In all, Cimino identified 26 questionable payouts between July 2002 and December 2008. Shumate couldn’t prove they were legitimate because, the instructor said, much of the equipment had been stolen. He filed five
police reports from 2005 to 2009.

Cimino called that a reasonable explanation. His memo chastised the department for failing to inform management about the repeated thefts, and for lax approval procedures for reimbursements.

Campus officials declined to comment.

Cimino said he understands Schwartz’s outrage, but “he lives in a fantasy world. This is the way the world works.”

He compared Shumate’s use of public money for personal paragliding lessons to a CSU official going to a “professional conference.”

“It’s pretty clear that students were never going paragliding. The insurance would have been insane,” he said. “But was it within the realm of him to go out and explore it? Yeah.”

CSU never ordered Shumate to pay the money back.

“I didn’t do anything wrong,” Shumate told The Chronicle. He said his methods allowed students to go sailing, kayaking, orienteering and more, all for a $50 fee.
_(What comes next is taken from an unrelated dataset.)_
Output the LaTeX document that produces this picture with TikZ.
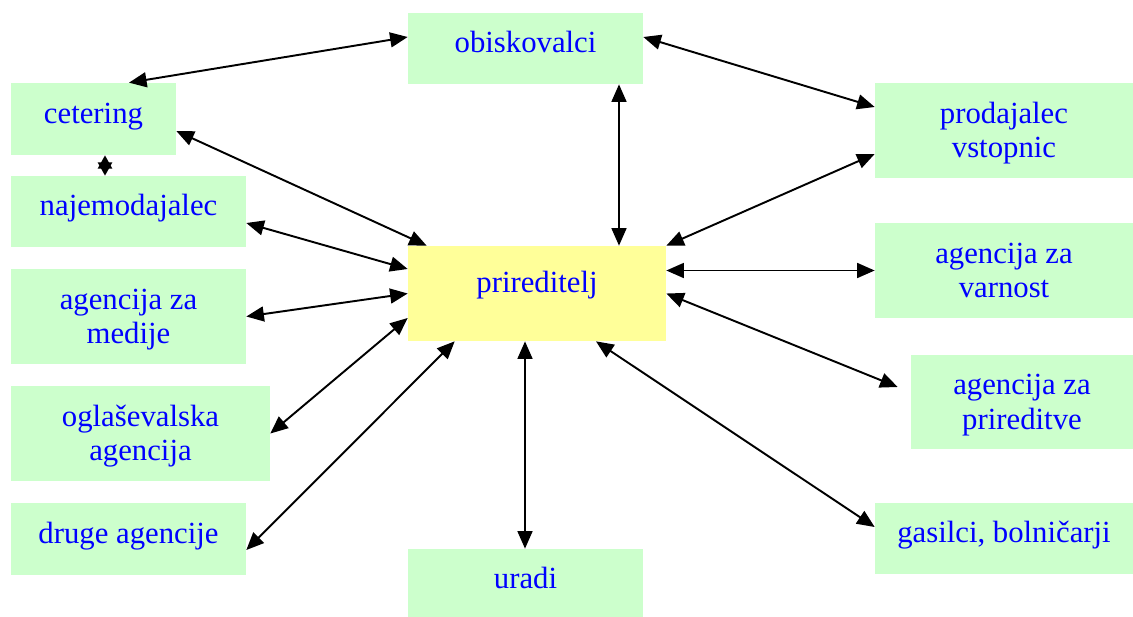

“The only way they could do that was the way I used my resources,” he said, adding that CSU, scraping for every dollar, would never have paid for such expensive equipment through normal channels. “I’d bill, use my connections, my tools.”

Did he double-bill?

“All the time,” he said. “You’d have to do it. There was no way I could’ve done what I did without billing. It’s to help students get what they want.”

The days of geocaching or kayaking classes at Cal State East Bay are gone now, and Shumate said he’s mystified as to why his popular courses were halted. He now teaches three Introduction to Recreation classes — all online.

“It’s a major disservice to students,” he said.

Schwartz, the whistle-blower, is still looking for work. His case against CSU goes to trial this summer.